- [PROMPT]:
Report back each line of the records that contains the string "this".

--- START RAW RECORDS ---

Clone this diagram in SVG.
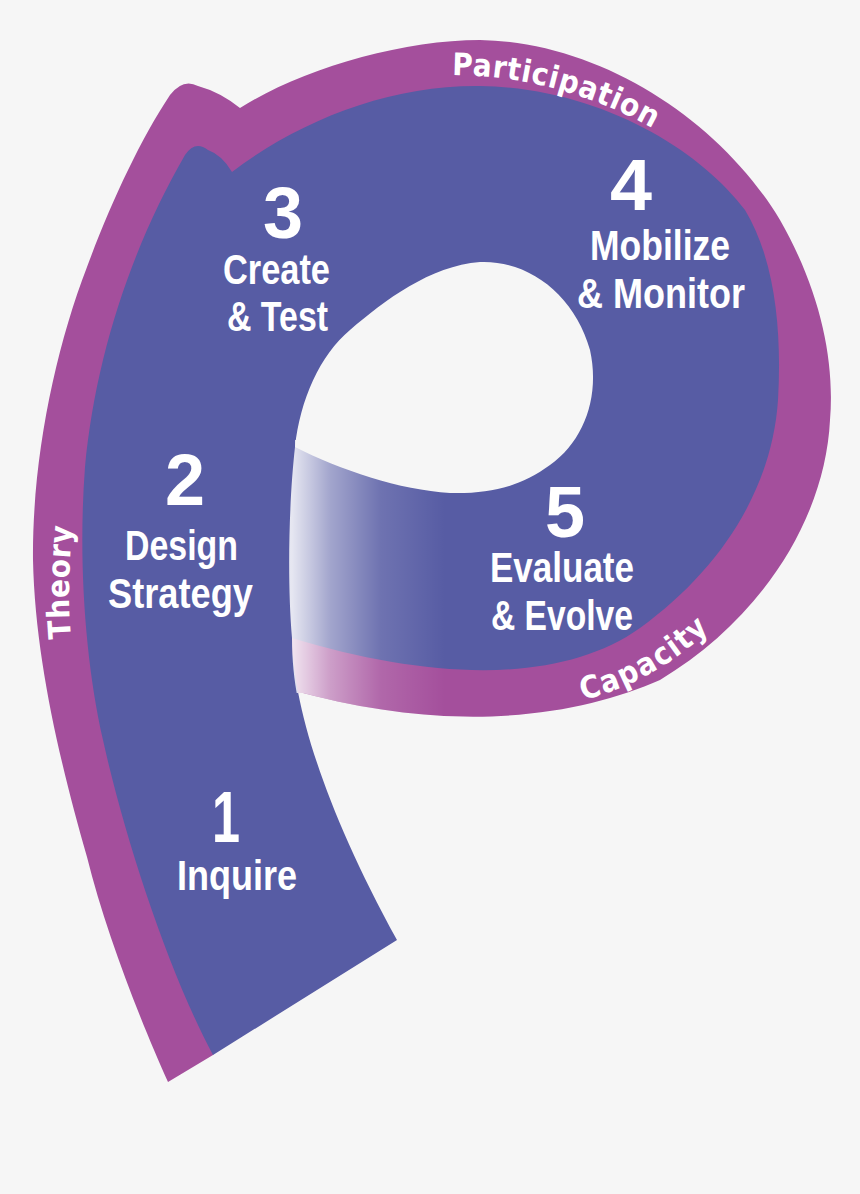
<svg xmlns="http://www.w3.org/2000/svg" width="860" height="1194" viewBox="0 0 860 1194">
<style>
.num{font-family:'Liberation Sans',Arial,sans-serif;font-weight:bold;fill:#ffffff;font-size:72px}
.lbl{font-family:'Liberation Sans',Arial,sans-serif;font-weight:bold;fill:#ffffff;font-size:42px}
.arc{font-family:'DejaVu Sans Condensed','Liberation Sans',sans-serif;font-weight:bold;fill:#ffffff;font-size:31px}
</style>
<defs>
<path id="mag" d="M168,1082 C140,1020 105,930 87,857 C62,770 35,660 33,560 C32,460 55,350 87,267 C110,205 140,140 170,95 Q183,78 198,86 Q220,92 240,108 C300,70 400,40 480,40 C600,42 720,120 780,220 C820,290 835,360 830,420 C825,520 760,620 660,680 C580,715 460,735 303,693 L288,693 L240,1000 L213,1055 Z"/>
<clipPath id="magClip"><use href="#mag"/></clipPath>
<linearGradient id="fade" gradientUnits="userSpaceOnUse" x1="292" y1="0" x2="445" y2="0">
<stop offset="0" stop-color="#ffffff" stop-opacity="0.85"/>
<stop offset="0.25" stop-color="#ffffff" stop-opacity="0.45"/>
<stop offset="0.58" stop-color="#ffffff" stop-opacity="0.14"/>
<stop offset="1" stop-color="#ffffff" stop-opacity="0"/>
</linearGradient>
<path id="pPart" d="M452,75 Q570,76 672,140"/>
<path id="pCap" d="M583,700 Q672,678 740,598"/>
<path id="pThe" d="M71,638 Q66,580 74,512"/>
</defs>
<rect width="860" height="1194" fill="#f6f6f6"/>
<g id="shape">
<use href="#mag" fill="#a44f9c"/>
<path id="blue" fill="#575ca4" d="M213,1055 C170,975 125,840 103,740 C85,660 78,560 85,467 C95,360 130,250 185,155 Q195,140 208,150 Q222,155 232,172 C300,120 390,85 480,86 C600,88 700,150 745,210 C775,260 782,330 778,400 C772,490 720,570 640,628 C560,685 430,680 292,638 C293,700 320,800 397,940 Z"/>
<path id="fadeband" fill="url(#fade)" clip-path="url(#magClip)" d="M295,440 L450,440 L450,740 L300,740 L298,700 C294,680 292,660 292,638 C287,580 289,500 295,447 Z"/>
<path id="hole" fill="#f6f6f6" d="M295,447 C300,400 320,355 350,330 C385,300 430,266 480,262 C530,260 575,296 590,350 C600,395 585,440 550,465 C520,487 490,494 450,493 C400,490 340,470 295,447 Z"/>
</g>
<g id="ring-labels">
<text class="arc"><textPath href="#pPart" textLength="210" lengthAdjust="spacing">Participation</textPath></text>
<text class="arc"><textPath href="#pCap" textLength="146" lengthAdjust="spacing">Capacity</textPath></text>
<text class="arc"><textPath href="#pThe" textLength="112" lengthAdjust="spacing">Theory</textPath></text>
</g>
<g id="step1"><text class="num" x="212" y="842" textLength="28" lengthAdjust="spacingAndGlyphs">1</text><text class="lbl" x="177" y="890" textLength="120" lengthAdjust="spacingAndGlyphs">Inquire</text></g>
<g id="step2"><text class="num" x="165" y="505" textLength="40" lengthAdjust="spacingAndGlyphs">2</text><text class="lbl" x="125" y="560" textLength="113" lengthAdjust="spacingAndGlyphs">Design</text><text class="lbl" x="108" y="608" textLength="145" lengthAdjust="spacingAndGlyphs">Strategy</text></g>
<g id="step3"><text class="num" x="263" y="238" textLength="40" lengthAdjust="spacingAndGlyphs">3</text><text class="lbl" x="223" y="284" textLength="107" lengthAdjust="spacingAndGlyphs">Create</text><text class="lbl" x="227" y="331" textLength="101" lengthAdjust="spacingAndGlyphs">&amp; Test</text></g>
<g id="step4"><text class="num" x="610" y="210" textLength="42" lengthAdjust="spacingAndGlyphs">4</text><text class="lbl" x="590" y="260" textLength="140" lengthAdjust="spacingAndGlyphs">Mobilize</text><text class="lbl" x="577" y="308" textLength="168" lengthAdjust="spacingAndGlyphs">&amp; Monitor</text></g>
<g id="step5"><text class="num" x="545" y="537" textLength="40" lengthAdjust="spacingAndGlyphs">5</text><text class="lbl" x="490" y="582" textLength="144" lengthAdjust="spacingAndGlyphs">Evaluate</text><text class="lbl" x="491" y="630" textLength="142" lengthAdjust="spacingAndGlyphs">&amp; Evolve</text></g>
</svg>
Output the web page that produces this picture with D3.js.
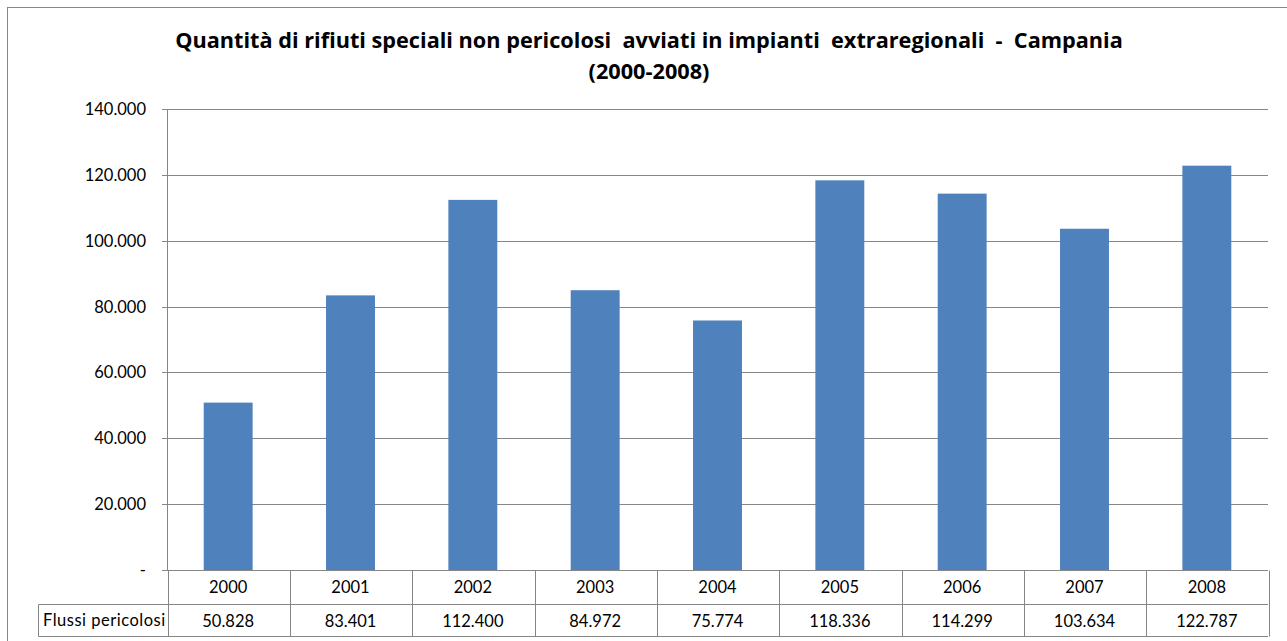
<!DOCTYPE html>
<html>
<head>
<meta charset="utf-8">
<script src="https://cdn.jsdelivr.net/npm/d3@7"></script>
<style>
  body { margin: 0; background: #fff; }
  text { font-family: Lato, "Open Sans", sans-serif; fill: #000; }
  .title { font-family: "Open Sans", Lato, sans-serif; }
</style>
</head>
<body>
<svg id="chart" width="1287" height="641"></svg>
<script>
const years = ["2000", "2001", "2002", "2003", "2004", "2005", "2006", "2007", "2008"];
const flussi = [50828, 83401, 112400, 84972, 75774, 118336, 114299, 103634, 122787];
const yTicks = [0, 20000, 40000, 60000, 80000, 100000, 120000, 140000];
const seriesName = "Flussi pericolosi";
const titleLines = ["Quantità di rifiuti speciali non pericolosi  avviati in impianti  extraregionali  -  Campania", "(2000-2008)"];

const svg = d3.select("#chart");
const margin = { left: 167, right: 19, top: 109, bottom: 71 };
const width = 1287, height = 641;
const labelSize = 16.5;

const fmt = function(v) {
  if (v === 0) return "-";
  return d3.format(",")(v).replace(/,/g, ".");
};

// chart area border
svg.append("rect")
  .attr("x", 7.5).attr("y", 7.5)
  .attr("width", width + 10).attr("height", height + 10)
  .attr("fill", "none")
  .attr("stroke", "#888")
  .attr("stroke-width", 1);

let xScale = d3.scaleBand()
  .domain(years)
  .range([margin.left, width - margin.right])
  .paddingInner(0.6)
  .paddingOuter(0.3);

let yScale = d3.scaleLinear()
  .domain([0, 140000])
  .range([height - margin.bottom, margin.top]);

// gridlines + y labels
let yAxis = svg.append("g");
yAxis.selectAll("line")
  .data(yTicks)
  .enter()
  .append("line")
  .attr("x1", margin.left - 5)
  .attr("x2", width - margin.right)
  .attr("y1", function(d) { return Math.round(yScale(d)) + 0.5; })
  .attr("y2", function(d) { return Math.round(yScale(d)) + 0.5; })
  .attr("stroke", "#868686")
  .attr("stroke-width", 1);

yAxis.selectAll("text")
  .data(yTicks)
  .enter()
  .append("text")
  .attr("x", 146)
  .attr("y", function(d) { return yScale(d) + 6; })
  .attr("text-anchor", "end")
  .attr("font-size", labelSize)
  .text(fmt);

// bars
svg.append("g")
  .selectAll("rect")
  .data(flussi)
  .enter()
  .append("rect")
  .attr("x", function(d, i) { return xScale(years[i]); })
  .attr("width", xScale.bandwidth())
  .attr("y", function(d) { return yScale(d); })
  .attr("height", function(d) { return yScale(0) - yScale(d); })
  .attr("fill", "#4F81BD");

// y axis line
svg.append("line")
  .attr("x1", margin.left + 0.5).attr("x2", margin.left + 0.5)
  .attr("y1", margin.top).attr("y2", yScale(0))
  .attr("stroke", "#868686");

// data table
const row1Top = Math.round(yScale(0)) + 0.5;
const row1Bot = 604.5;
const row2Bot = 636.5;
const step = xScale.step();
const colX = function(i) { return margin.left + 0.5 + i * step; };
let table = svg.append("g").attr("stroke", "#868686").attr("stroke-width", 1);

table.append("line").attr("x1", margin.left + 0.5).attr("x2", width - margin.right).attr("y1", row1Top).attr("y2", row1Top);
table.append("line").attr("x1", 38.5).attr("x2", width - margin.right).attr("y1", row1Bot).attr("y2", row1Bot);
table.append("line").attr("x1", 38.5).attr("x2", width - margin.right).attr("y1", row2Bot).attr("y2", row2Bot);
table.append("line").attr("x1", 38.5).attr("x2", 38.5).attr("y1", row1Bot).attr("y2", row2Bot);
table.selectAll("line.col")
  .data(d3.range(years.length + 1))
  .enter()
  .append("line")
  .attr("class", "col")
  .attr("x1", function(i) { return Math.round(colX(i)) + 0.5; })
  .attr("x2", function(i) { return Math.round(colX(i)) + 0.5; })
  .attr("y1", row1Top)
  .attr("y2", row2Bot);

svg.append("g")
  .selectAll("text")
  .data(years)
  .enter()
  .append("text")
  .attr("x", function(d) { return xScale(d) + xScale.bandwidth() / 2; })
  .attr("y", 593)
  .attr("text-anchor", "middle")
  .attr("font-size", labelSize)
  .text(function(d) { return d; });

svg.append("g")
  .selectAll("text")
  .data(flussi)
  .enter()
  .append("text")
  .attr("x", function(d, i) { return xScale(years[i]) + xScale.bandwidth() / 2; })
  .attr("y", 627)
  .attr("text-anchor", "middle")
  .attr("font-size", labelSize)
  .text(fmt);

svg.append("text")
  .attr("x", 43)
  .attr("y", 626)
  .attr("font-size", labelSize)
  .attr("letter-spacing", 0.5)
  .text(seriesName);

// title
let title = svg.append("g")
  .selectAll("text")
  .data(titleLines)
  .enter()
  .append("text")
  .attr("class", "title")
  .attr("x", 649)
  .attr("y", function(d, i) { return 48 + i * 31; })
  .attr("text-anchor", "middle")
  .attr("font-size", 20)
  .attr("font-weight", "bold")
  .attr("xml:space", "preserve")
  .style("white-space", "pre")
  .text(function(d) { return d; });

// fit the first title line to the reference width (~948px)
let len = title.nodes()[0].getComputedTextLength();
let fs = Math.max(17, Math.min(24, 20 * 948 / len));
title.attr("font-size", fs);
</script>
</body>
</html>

--- END RAW RECORDS ---

- [ANSWER TO THE EXERCISE]:
Clone this diagram in SVG.
Output the web page that produces this picture with D3.js.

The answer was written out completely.